I am looking for a new deck for a husqvarna z4217 that I purchased in 2004. I found a deck and ordered it on small engine repair warehouse site. I found it on the site for a little under $300. I got a phone call a week later and now they say it is going to be $300 more. They told me husqvarna has increased the price and if I still want the part that I thought I had already paid for will cost an additional $300 more. Does anyone have any suggestion or know where I can find a deck at a reasonable price. Here is my receipt below.
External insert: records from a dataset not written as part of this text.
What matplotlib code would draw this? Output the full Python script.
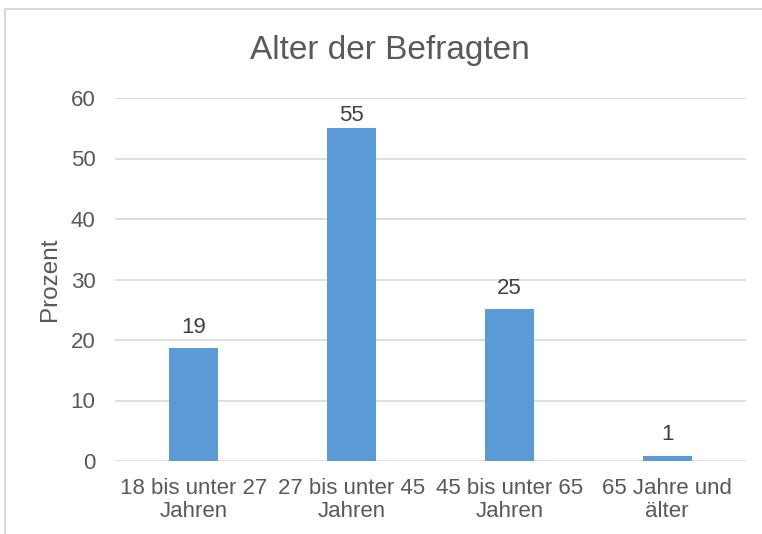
import matplotlib
matplotlib.use("Agg")
import matplotlib.pyplot as plt
from matplotlib.lines import Line2D

categories = ["18 bis unter 27\nJahren", "27 bis unter 45\nJahren", "45 bis unter 65\nJahren", "65 Jahre und\nälter"]
values = [18.7, 55.0, 25.1, 0.9]
yticks = [0, 10, 20, 30, 40, 50, 60]

plt.rcParams['font.family'] = ['Liberation Sans', 'DejaVu Sans']
txt = '#595959'
fig = plt.figure(figsize=(7.62, 5.34), dpi=100)
ax = fig.add_axes([115/762, 1-461/534, (746-115)/762, (461-98)/534])

x = list(range(len(categories)))
bars = ax.bar(x, values, width=0.31, color='#5B9BD5', zorder=3)
ymax = 60
for xi, v in zip(x, values):
    # label baseline sits a little above the bar, kept inside the plot area
    ty = min(v + 2.5, ymax - 3.8)
    ax.text(xi, ty, f"{round(v)}", ha='center', va='baseline', fontsize=16, color='#404040')

ax.set_xlim(-0.5, len(categories) - 0.5)
ax.set_ylim(0, ymax)
ax.set_yticks(yticks)
ax.set_xticks(x)
ax.set_xticklabels(categories, fontsize=16, color=txt, linespacing=1.15)
ax.tick_params(axis='y', labelsize=16, labelcolor=txt, length=0, pad=14)
ax.tick_params(axis='x', length=0, pad=12)
ax.grid(axis='y', color='#D9D9D9', linewidth=1.2, zorder=0)
for s in ax.spines.values():
    s.set_visible(False)
ax.set_ylabel("Prozent", fontsize=17.5, color=txt, labelpad=7)
fig.text(390/762, 1-51/534, "Alter der Befragten", ha='center', va='center', fontsize=24, color=txt)

# chart border (left and top edges visible)
fig.add_artist(Line2D([5/762, 5/762], [0, 1-9/534], transform=fig.transFigure, color='#D9D9D9', lw=1.5))
fig.add_artist(Line2D([5/762, 1], [1-9/534, 1-9/534], transform=fig.transFigure, color='#D9D9D9', lw=1.5))

fig.savefig("out.png", dpi=100)
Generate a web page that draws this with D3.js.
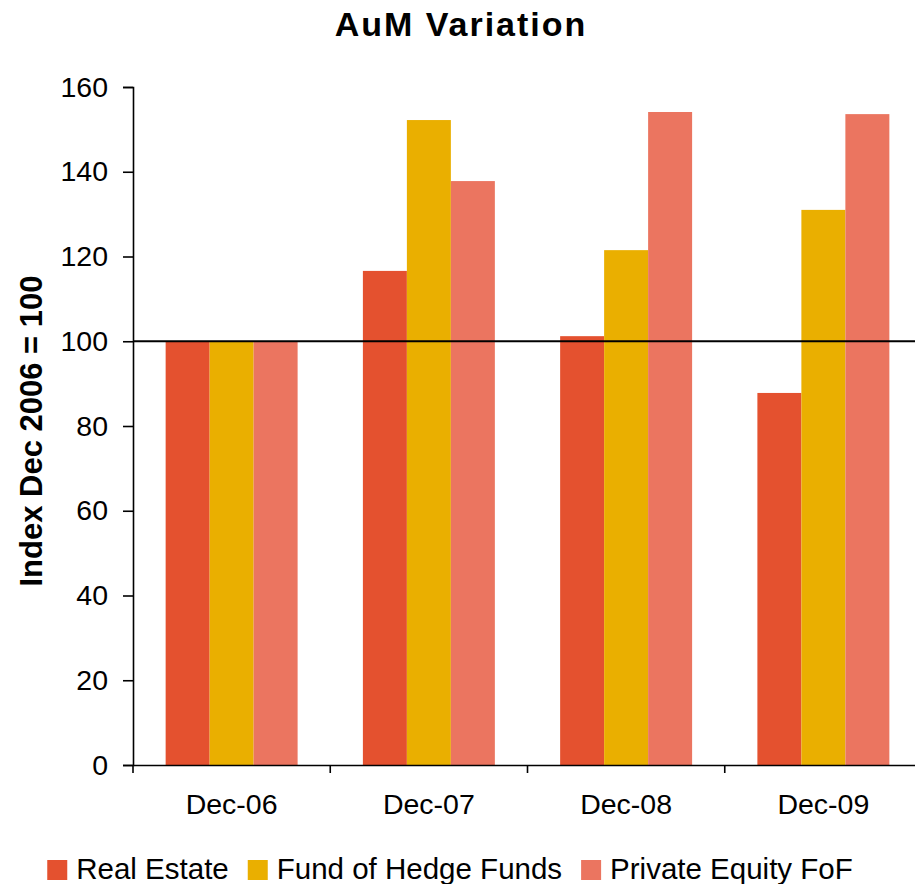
<!DOCTYPE html>
<html>
<head>
<meta charset="utf-8">
<script src="https://cdn.jsdelivr.net/npm/d3@7"></script>
<style>
  html, body { margin: 0; padding: 0; background: #fff; }
  svg { display: block; }
  text { font-family: "Liberation Sans", Arial, sans-serif; fill: #000; }
</style>
</head>
<body>
<svg id="chart" width="915" height="884"></svg>
<script>
const categories = ["Dec-06", "Dec-07", "Dec-08", "Dec-09"];
const seriesNames = ["Real Estate", "Fund of Hedge Funds", "Private Equity FoF"];
const realEstate = [100, 116.6, 101.2, 87.8];
const fundOfHedgeFunds = [100, 152.2, 121.5, 131.0];
const privateEquityFoF = [100, 137.8, 154.1, 153.6];
const yTicks = [0, 20, 40, 60, 80, 100, 120, 140, 160];
const seriesColors = ["#E4512F", "#EAAF00", "#EB7560"];
const baselineValue = 100;

const seriesValues = [realEstate, fundOfHedgeFunds, privateEquityFoF];
const data = categories.map((c, i) => ({
  cat: c,
  vals: seriesNames.map((s, j) => ({ name: s, value: seriesValues[j][i] }))
}));

const svg = d3.select("#chart");
const plotLeft = 133, plotRight = 922, plotTop = 87, plotBottom = 765;

const x = d3.scaleBand().domain(categories).range([plotLeft, plotRight]).paddingInner(0).paddingOuter(0);
const xs = d3.scaleBand().domain(seriesNames).range([0, x.bandwidth()]).paddingInner(0).paddingOuter(0.742);
const y = d3.scaleLinear().domain([0, 160]).range([plotBottom, plotTop]);
const color = d3.scaleOrdinal().domain(seriesNames).range(seriesColors);

// Bars
const groups = svg.append("g").selectAll("g").data(data).join("g")
  .attr("transform", d => `translate(${x(d.cat)},0)`);
groups.selectAll("rect").data(d => d.vals).join("rect")
  .attr("x", d => xs(d.name))
  .attr("width", xs.bandwidth())
  .attr("y", d => y(d.value))
  .attr("height", d => y(0) - y(d.value))
  .attr("fill", d => color(d.name));

// Y axis
const yAxis = svg.append("g").attr("transform", `translate(${plotLeft},0)`)
  .call(d3.axisLeft(y).tickValues(yTicks).tickSize(10).tickPadding(15));
yAxis.select(".domain").attr("stroke", "#000").attr("stroke-width", 1.6);
yAxis.selectAll(".tick line").attr("stroke", "#000").attr("stroke-width", 1.6);
yAxis.selectAll(".tick text").attr("font-size", 28.5).attr("font-family", "Liberation Sans, Arial, sans-serif");

// X axis
const xAxis = svg.append("g").attr("transform", `translate(0,${plotBottom})`)
  .call(d3.axisBottom(x).tickSize(0).tickPadding(0));
xAxis.select(".domain").attr("stroke", "#000").attr("stroke-width", 1.6);
xAxis.selectAll(".tick text").attr("font-size", 28.5).attr("y", 49).attr("dy", 0)
  .attr("font-family", "Liberation Sans, Arial, sans-serif");
const boundaries = categories.map(c => x(c)).concat([x(categories[categories.length - 1]) + x.bandwidth()]);
xAxis.append("g").selectAll("line").data(boundaries).join("line")
  .attr("x1", d => d).attr("x2", d => d).attr("y1", 0).attr("y2", 8)
  .attr("stroke", "#000").attr("stroke-width", 1.6);

// Baseline at 100
svg.append("line")
  .attr("x1", plotLeft).attr("x2", 915)
  .attr("y1", y(baselineValue)).attr("y2", y(baselineValue))
  .attr("stroke", "#000").attr("stroke-width", 2);

// Title
svg.append("text").attr("x", 461).attr("y", 36).attr("text-anchor", "middle")
  .attr("font-size", 34).attr("font-weight", "bold").attr("letter-spacing", 2)
  .text("AuM Variation");

// Y title
svg.append("text").attr("transform", "translate(42,431) rotate(-90)")
  .attr("text-anchor", "middle").attr("font-size", 31).attr("font-weight", "bold")
  .text("Index Dec 2006 = 100");

// Legend
const legend = svg.append("g");
let lx = 0;
seriesNames.forEach((s, i) => {
  const g = legend.append("g").attr("transform", `translate(${lx},0)`);
  g.append("rect").attr("x", 0).attr("y", 860).attr("width", 20).attr("height", 20).attr("fill", color(s));
  const t = g.append("text").attr("x", 29).attr("y", 879).attr("font-size", 29.5).text(s);
  lx += 29 + t.node().getComputedTextLength() + 19;
});
const legendWidth = lx - 19;
legend.attr("transform", `translate(${450 - legendWidth / 2},0)`);
</script>
</body>
</html>
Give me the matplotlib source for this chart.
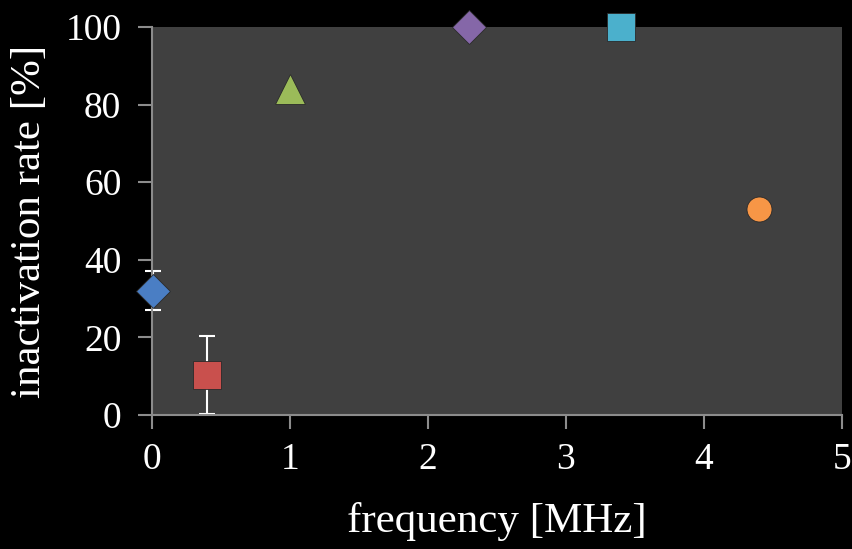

1 of 539110528 - Husqvarna Power Equipment - DECK W/DECALS 42in. 
@$280.58ea. 

Subtotal: $280.58
Shipping: $12.95 via Ground (usually arrives in 3-5 business days)
Estimated Delivery: 9/3/13 - 9/9/13
Sales Tax: $0.00
Total Amt: $293.53

Small Engine Parts Warehouse
112 S. 5th Ave. 
West Bend, WI 53095
1-800-236-2333

I got a phone call on 9/9/13 saying that the part is more money. If I can not find a part at a reasonable price I will have to buy a new mower.


----------



## 30yearTech (Sep 14, 2006)

I checked your part number at Jacks Small Engines and the Husqvarna number comes up at over $800.00, but the AYP number comes up at under $200.00 and they should be the same part. $600.00 is still well below $800.00. I don't understand why there is such a difference between the AYP price and the Husqvarna price, could be the AYP price list just hasn't been updated yet.


----------



## topwaterpop (Sep 10, 2013)

*cancelled order*

Found deck for $202 at sears online. Will be here by 9/17/13.


----------



## topwaterpop (Sep 10, 2013)

*there explanation*



30yearTech said:


> I checked your part number at Jacks Small Engines and the Husqvarna number comes up at over $800.00, but the AYP number comes up at under $200.00 and they should be the same part. $600.00 is still well below $800.00. I don't understand why there is such a difference between the AYP price and the Husqvarna price, could be the AYP price list just hasn't been updated yet.


Husqvarna is making the deck as needed custom, but if you can find the deck in stock already made it cost less because they are stamped decks not custom. Thanks for the help.


----------



## burheelwilles (Sep 12, 2013)

topwaterpop said:


> I am looking for a new deck for a husqvarna z4217 that I purchased in 2004. I found a deck and ordered it on small engine repair warehouse site. I found it on the site for a little under $300. I got a phone call a week later and now they say it is going to be $300 more. They told me husqvarna has increased the price and if I still want the part that I thought I had already paid for will cost an additional $300 more. Does anyone have any suggestion or know where I can find a deck at a reasonable price. Here is my receipt below.
> 
> 1 of 539110528 - Husqvarna Power Equipment - DECK W/DECALS 42in.
> @$280.58ea.
> ...


Hey,, I think you check part number at Jacks Small Engines and the Husqvarna number comes up at over $800.00, but the AYP number comes up at under $200.00 and they should be the same part.!!


----------